Je dois faire attention à des jeunes en patins à roulettes ou skateboard qui pensent que la promenade a été faites pour eux seuls. Quelques chiens non tenus en laisse. Impossible d’admirer le paysage ou de relaxer sans risquer de se faire rentrer dedans. Pas de détente, au contraire, des contrariétés.

J’ai cherché désespérément un gardien pour lui faire la remarque et savoir où sont passés les sièges des balançoires. Au bout de 30 minutes, je vois arriver une estafette avec 3 policiers. Je les arrête et leur fais part de mon mécontentement pour cette pagaille. Très courtois, ils m’informent qu’ils passent la journée à chasser les motards et les cyclistes, mais dès qu’ils ont le dos tourné, ils reviennent. Ils sont certes dépassés. Mais un tel espace doit avoir un règlement clairement visible sur des pancartes et des caméras de surveillance. Des agents doivent être mobilisés pour faire respecter la discipline et éduquer la population au civisme. Des pénalités doivent être imposées aux indisciplinés avec retrait des motos et des vélos. Cette promenade est un joyau et devrait le rester.

Par ailleurs, le seul lieu sécurisé pour que les piétons accèdent à la promenade est celui de la fin du boulevard Zerktouni. Plusieurs rues où traversent les familles manquent de feu rouge. Les voitures arrivent à toute vitesse, sans respecter les piétons. A ces endroits, de nombreux dos d’âne, bien surélevés, doivent être érigés. Je repars frustrée!

Le lendemain, j’ai été marcher dans un des rares parcs de Casa: l’Hermitage. Dans mes souvenirs d’enfance, c’était un paradis. Négligé pendant de longues années, il était devenu un lieu de désolation. Restauré avec 30 millions de DH, il a réouvert en 2011. Un bijou. Plus de 14 hectares où la population de Derb Sultan et Koréa, démunie, à forte densité, sans aucun loisir, vient s’oxygéner. J’ai été traumatisée face à la détérioration du site : nous sommes au printemps, pas une fleur, que de la terre rouge. Une verdure délavée, assoiffée. Tout est désolation et reflète la négligence. De nombreux chiens errants seuls ou en meutes. Pas un agent à qui s’adresser.

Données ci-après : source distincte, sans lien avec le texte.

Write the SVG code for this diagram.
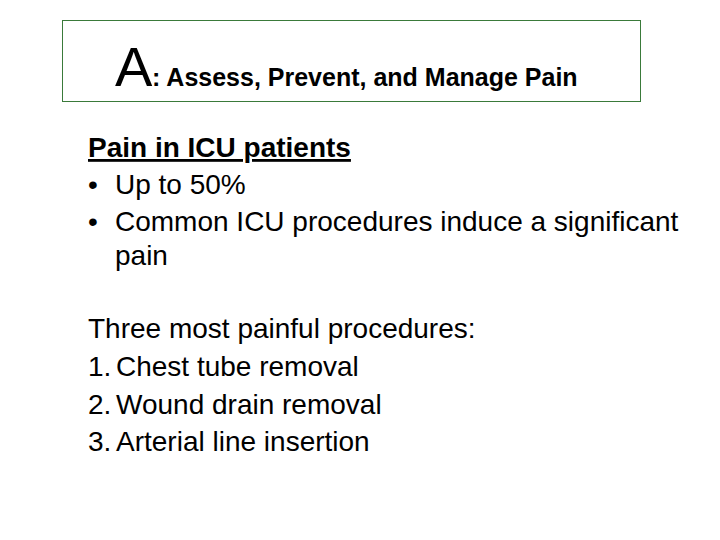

A côté du parc, un très bel édifice, un centre culturel, immense espace qui a rayonné pendant des années par ses diverses activités pour adultes. Il recevait les enfants de Derb Sultan et Korea, pour des activités multiples, les protégeant de l’oisiveté, mère de tous les maux. Il y a bien plus de 10 ans, le directeur a été rappelé à Rabat, le centre a fermé. Malgré toutes mes tentatives de sensibiliser les ministres de la culture qui se sont succédés, le centre est fermé et se détériore. Inadmissible!

Le lien entre «Le livre noir de la ville blanche», la promenade, le parc et le centre culturel? La gestion, la maintenance, l’entretien, la continuité, le contrôle, le suivi, l’évaluation… Des millions de dirhams dépensés pour le bien-être du contribuable, mais le facteur humain fait défaut. D’un côté le manque de civisme de la population, d’un autre l’incapacité des pouvoirs publics à assurer la continuité, la pérennité en formant du personnel adéquat et en exerçant un contrôle permanent.